(begin)
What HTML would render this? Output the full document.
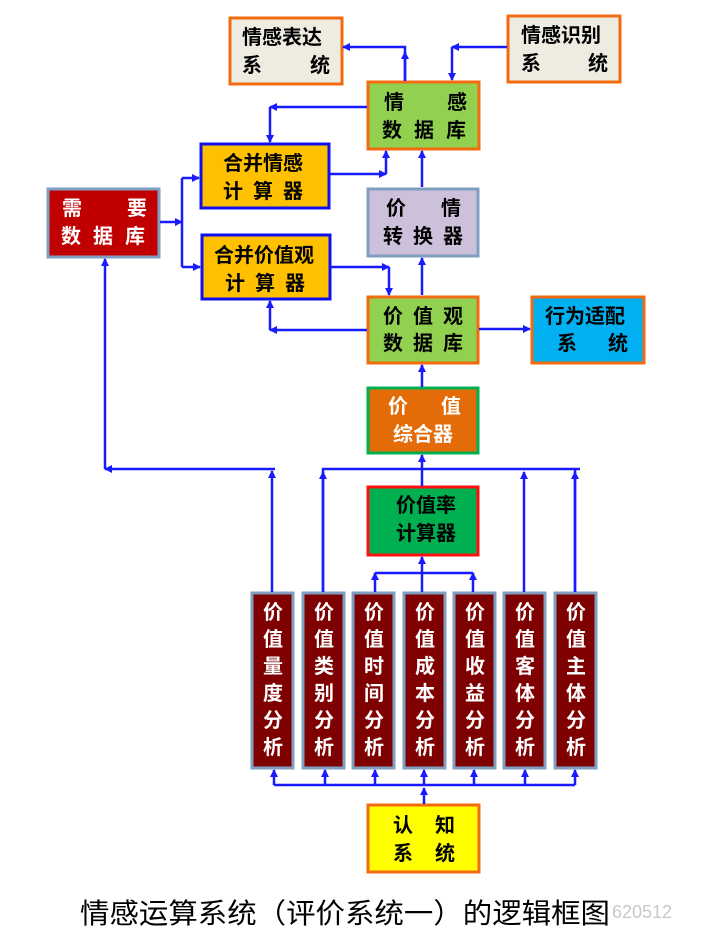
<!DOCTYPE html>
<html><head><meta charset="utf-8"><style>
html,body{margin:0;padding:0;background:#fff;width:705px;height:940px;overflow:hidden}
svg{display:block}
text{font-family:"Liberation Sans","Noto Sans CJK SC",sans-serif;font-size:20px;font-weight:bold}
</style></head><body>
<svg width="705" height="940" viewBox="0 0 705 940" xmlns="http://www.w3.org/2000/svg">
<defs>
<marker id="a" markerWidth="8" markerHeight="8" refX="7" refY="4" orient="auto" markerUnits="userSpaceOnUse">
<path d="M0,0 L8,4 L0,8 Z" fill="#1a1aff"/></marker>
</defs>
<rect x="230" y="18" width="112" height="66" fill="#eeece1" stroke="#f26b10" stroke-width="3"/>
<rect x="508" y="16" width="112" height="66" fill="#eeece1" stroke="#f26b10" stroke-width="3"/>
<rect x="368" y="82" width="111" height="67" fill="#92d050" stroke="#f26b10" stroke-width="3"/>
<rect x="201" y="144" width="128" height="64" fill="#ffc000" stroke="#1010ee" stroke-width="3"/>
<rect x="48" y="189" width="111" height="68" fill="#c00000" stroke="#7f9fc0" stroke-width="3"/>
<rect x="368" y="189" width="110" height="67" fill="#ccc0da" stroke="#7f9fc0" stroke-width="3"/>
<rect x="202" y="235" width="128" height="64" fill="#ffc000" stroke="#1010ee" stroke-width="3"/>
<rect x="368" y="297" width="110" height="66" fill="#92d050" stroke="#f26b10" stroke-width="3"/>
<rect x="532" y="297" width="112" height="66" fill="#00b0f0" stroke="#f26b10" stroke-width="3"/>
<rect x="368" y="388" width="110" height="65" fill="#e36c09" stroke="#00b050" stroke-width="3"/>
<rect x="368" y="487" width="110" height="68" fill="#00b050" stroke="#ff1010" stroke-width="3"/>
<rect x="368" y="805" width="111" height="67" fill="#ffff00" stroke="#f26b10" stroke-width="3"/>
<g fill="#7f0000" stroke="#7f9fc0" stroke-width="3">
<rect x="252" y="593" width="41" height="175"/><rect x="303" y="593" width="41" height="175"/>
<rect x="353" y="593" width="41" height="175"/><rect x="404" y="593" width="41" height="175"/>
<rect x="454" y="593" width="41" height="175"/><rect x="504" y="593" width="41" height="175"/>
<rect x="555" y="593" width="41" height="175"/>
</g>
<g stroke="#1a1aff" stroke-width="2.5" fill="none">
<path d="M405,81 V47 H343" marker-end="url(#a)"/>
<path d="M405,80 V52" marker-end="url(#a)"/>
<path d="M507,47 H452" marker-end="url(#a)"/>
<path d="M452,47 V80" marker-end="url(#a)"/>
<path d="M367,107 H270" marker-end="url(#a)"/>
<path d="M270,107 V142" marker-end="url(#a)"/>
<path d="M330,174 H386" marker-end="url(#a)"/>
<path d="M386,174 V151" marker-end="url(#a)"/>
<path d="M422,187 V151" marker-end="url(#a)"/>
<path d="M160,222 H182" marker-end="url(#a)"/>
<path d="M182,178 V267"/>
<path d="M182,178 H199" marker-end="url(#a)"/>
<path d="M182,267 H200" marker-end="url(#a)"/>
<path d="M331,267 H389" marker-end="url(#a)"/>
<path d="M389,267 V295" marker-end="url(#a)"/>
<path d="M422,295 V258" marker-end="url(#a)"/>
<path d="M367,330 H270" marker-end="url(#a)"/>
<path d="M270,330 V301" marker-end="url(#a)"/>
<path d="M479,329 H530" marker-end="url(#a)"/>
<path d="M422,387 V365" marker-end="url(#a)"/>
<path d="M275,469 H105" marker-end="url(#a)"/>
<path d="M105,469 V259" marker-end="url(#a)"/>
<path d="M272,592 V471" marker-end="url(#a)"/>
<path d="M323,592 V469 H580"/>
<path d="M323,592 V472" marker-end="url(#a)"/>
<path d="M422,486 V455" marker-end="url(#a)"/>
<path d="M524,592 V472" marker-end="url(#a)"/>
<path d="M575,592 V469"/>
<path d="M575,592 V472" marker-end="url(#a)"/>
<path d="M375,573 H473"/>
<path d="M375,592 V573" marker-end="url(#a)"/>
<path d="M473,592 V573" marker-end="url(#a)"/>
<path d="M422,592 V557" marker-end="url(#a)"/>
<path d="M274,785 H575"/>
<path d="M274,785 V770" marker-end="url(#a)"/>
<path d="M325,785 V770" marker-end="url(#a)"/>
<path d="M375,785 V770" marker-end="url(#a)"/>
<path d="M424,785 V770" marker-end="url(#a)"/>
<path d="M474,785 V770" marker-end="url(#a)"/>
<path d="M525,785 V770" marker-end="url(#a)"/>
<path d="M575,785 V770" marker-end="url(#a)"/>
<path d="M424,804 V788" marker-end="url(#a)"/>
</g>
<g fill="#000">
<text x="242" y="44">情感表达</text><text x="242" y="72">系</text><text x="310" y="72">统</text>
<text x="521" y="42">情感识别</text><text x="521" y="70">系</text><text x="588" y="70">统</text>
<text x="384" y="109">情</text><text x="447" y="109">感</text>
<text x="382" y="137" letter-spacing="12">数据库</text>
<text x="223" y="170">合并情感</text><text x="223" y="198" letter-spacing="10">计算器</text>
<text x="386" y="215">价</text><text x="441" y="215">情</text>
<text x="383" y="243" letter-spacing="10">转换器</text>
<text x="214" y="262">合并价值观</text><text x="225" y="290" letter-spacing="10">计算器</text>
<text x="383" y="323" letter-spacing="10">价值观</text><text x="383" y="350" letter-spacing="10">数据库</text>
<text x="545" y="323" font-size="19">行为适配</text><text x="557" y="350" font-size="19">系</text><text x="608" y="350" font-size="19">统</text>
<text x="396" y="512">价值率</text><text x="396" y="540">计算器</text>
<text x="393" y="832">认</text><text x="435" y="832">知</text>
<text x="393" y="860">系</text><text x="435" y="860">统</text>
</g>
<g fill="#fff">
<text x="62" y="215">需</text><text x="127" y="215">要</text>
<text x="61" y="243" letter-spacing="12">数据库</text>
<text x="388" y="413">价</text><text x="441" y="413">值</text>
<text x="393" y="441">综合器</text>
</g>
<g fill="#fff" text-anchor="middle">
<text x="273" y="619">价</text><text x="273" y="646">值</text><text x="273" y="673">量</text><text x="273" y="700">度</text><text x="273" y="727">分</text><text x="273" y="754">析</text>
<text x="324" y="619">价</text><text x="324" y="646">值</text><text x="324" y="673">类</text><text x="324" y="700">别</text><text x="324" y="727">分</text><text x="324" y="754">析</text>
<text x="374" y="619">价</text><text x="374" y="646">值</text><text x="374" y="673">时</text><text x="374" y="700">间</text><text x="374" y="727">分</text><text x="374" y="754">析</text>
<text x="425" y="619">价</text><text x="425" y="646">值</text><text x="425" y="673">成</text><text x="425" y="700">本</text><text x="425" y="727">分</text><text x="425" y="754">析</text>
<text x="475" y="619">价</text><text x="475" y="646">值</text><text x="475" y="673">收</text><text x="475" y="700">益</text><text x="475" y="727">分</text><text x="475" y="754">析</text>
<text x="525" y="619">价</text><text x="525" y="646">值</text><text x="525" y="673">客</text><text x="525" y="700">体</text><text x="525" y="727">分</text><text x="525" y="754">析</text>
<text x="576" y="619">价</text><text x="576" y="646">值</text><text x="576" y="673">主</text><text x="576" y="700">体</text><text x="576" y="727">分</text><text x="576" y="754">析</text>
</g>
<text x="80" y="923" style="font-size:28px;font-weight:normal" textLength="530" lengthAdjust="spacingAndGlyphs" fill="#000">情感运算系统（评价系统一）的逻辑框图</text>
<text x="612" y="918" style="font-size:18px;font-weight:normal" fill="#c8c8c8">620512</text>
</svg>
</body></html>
(end)
WORK TO DO:
Omit the pictures and reproduce the listing exactly.

OUTPUT FOR THIS EXERCISE:
What HTML would render this? Output the full document.
<!DOCTYPE html>
<html><head><meta charset="utf-8"><style>
html,body{margin:0;padding:0;background:#fff;width:705px;height:940px;overflow:hidden}
svg{display:block}
text{font-family:"Liberation Sans","Noto Sans CJK SC",sans-serif;font-size:20px;font-weight:bold}
</style></head><body>
<svg width="705" height="940" viewBox="0 0 705 940" xmlns="http://www.w3.org/2000/svg">
<defs>
<marker id="a" markerWidth="8" markerHeight="8" refX="7" refY="4" orient="auto" markerUnits="userSpaceOnUse">
<path d="M0,0 L8,4 L0,8 Z" fill="#1a1aff"/></marker>
</defs>
<rect x="230" y="18" width="112" height="66" fill="#eeece1" stroke="#f26b10" stroke-width="3"/>
<rect x="508" y="16" width="112" height="66" fill="#eeece1" stroke="#f26b10" stroke-width="3"/>
<rect x="368" y="82" width="111" height="67" fill="#92d050" stroke="#f26b10" stroke-width="3"/>
<rect x="201" y="144" width="128" height="64" fill="#ffc000" stroke="#1010ee" stroke-width="3"/>
<rect x="48" y="189" width="111" height="68" fill="#c00000" stroke="#7f9fc0" stroke-width="3"/>
<rect x="368" y="189" width="110" height="67" fill="#ccc0da" stroke="#7f9fc0" stroke-width="3"/>
<rect x="202" y="235" width="128" height="64" fill="#ffc000" stroke="#1010ee" stroke-width="3"/>
<rect x="368" y="297" width="110" height="66" fill="#92d050" stroke="#f26b10" stroke-width="3"/>
<rect x="532" y="297" width="112" height="66" fill="#00b0f0" stroke="#f26b10" stroke-width="3"/>
<rect x="368" y="388" width="110" height="65" fill="#e36c09" stroke="#00b050" stroke-width="3"/>
<rect x="368" y="487" width="110" height="68" fill="#00b050" stroke="#ff1010" stroke-width="3"/>
<rect x="368" y="805" width="111" height="67" fill="#ffff00" stroke="#f26b10" stroke-width="3"/>
<g fill="#7f0000" stroke="#7f9fc0" stroke-width="3">
<rect x="252" y="593" width="41" height="175"/><rect x="303" y="593" width="41" height="175"/>
<rect x="353" y="593" width="41" height="175"/><rect x="404" y="593" width="41" height="175"/>
<rect x="454" y="593" width="41" height="175"/><rect x="504" y="593" width="41" height="175"/>
<rect x="555" y="593" width="41" height="175"/>
</g>
<g stroke="#1a1aff" stroke-width="2.5" fill="none">
<path d="M405,81 V47 H343" marker-end="url(#a)"/>
<path d="M405,80 V52" marker-end="url(#a)"/>
<path d="M507,47 H452" marker-end="url(#a)"/>
<path d="M452,47 V80" marker-end="url(#a)"/>
<path d="M367,107 H270" marker-end="url(#a)"/>
<path d="M270,107 V142" marker-end="url(#a)"/>
<path d="M330,174 H386" marker-end="url(#a)"/>
<path d="M386,174 V151" marker-end="url(#a)"/>
<path d="M422,187 V151" marker-end="url(#a)"/>
<path d="M160,222 H182" marker-end="url(#a)"/>
<path d="M182,178 V267"/>
<path d="M182,178 H199" marker-end="url(#a)"/>
<path d="M182,267 H200" marker-end="url(#a)"/>
<path d="M331,267 H389" marker-end="url(#a)"/>
<path d="M389,267 V295" marker-end="url(#a)"/>
<path d="M422,295 V258" marker-end="url(#a)"/>
<path d="M367,330 H270" marker-end="url(#a)"/>
<path d="M270,330 V301" marker-end="url(#a)"/>
<path d="M479,329 H530" marker-end="url(#a)"/>
<path d="M422,387 V365" marker-end="url(#a)"/>
<path d="M275,469 H105" marker-end="url(#a)"/>
<path d="M105,469 V259" marker-end="url(#a)"/>
<path d="M272,592 V471" marker-end="url(#a)"/>
<path d="M323,592 V469 H580"/>
<path d="M323,592 V472" marker-end="url(#a)"/>
<path d="M422,486 V455" marker-end="url(#a)"/>
<path d="M524,592 V472" marker-end="url(#a)"/>
<path d="M575,592 V469"/>
<path d="M575,592 V472" marker-end="url(#a)"/>
<path d="M375,573 H473"/>
<path d="M375,592 V573" marker-end="url(#a)"/>
<path d="M473,592 V573" marker-end="url(#a)"/>
<path d="M422,592 V557" marker-end="url(#a)"/>
<path d="M274,785 H575"/>
<path d="M274,785 V770" marker-end="url(#a)"/>
<path d="M325,785 V770" marker-end="url(#a)"/>
<path d="M375,785 V770" marker-end="url(#a)"/>
<path d="M424,785 V770" marker-end="url(#a)"/>
<path d="M474,785 V770" marker-end="url(#a)"/>
<path d="M525,785 V770" marker-end="url(#a)"/>
<path d="M575,785 V770" marker-end="url(#a)"/>
<path d="M424,804 V788" marker-end="url(#a)"/>
</g>
<g fill="#000">
<text x="242" y="44">情感表达</text><text x="242" y="72">系</text><text x="310" y="72">统</text>
<text x="521" y="42">情感识别</text><text x="521" y="70">系</text><text x="588" y="70">统</text>
<text x="384" y="109">情</text><text x="447" y="109">感</text>
<text x="382" y="137" letter-spacing="12">数据库</text>
<text x="223" y="170">合并情感</text><text x="223" y="198" letter-spacing="10">计算器</text>
<text x="386" y="215">价</text><text x="441" y="215">情</text>
<text x="383" y="243" letter-spacing="10">转换器</text>
<text x="214" y="262">合并价值观</text><text x="225" y="290" letter-spacing="10">计算器</text>
<text x="383" y="323" letter-spacing="10">价值观</text><text x="383" y="350" letter-spacing="10">数据库</text>
<text x="545" y="323" font-size="19">行为适配</text><text x="557" y="350" font-size="19">系</text><text x="608" y="350" font-size="19">统</text>
<text x="396" y="512">价值率</text><text x="396" y="540">计算器</text>
<text x="393" y="832">认</text><text x="435" y="832">知</text>
<text x="393" y="860">系</text><text x="435" y="860">统</text>
</g>
<g fill="#fff">
<text x="62" y="215">需</text><text x="127" y="215">要</text>
<text x="61" y="243" letter-spacing="12">数据库</text>
<text x="388" y="413">价</text><text x="441" y="413">值</text>
<text x="393" y="441">综合器</text>
</g>
<g fill="#fff" text-anchor="middle">
<text x="273" y="619">价</text><text x="273" y="646">值</text><text x="273" y="673">量</text><text x="273" y="700">度</text><text x="273" y="727">分</text><text x="273" y="754">析</text>
<text x="324" y="619">价</text><text x="324" y="646">值</text><text x="324" y="673">类</text><text x="324" y="700">别</text><text x="324" y="727">分</text><text x="324" y="754">析</text>
<text x="374" y="619">价</text><text x="374" y="646">值</text><text x="374" y="673">时</text><text x="374" y="700">间</text><text x="374" y="727">分</text><text x="374" y="754">析</text>
<text x="425" y="619">价</text><text x="425" y="646">值</text><text x="425" y="673">成</text><text x="425" y="700">本</text><text x="425" y="727">分</text><text x="425" y="754">析</text>
<text x="475" y="619">价</text><text x="475" y="646">值</text><text x="475" y="673">收</text><text x="475" y="700">益</text><text x="475" y="727">分</text><text x="475" y="754">析</text>
<text x="525" y="619">价</text><text x="525" y="646">值</text><text x="525" y="673">客</text><text x="525" y="700">体</text><text x="525" y="727">分</text><text x="525" y="754">析</text>
<text x="576" y="619">价</text><text x="576" y="646">值</text><text x="576" y="673">主</text><text x="576" y="700">体</text><text x="576" y="727">分</text><text x="576" y="754">析</text>
</g>
<text x="80" y="923" style="font-size:28px;font-weight:normal" textLength="530" lengthAdjust="spacingAndGlyphs" fill="#000">情感运算系统（评价系统一）的逻辑框图</text>
<text x="612" y="918" style="font-size:18px;font-weight:normal" fill="#c8c8c8">620512</text>
</svg>
</body></html>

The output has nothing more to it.